The emptiness inside: Finding gaps, valleys, and lacunae with geometric data analysis
Auteurs : Gabriella Contardo, David W. Hogg, Jason A. S. Hunt, Joshua E. G. Peek, Yen-Chi Chen
Résumé : Discoveries of gaps in data have been important in astrophysics. For example, there are kinematic gaps opened by resonances in dynamical systems, or exoplanets of a certain radius that are empirically rare. A gap in a data set is a kind of anomaly, but in an unusual sense: Instead of being a single outlier data point, situated far from other data points, it is a region of the space, or a set of points, that is anomalous compared to its surroundings. Gaps are both interesting and hard to find and characterize, especially when they have non-trivial shapes.
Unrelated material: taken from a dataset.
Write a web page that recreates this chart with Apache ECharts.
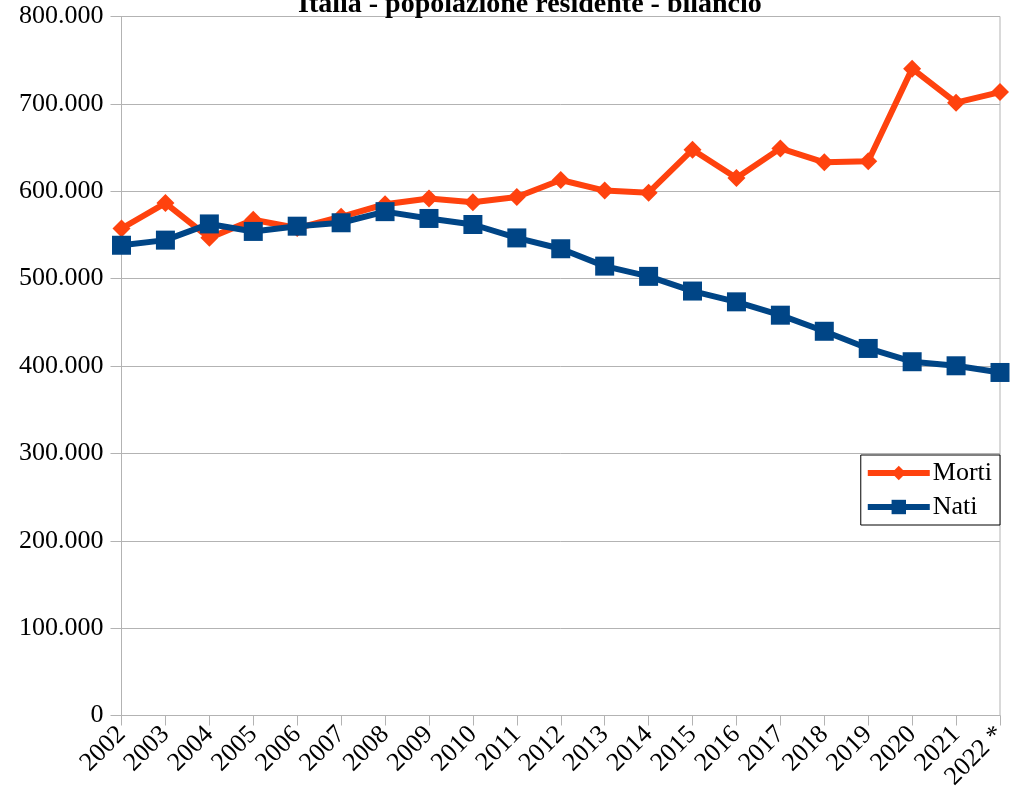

We present methods to address this problem. First, we present a methodological approach to identify critical points, a criterion to select the most relevant ones and use those to trace the `valleys' in the density field. We then build on the observed properties of critical points to propose a novel gappiness criterion that can be computed at any point in the data space. This allows us to identify a broader variety of gaps, either by highlighting regions of the data-space that are `gappy' or by selecting data points that lie in local under densities. We also explore methodological ways to make the detected gaps robust to changes in the density estimation and noise in the data. We illustrate our methods on the velocity distribution of nearby stars in the Milky Way disk plane, which exhibits gaps that could originate from different processes. Identifying and characterizing those gaps could help determine their origins.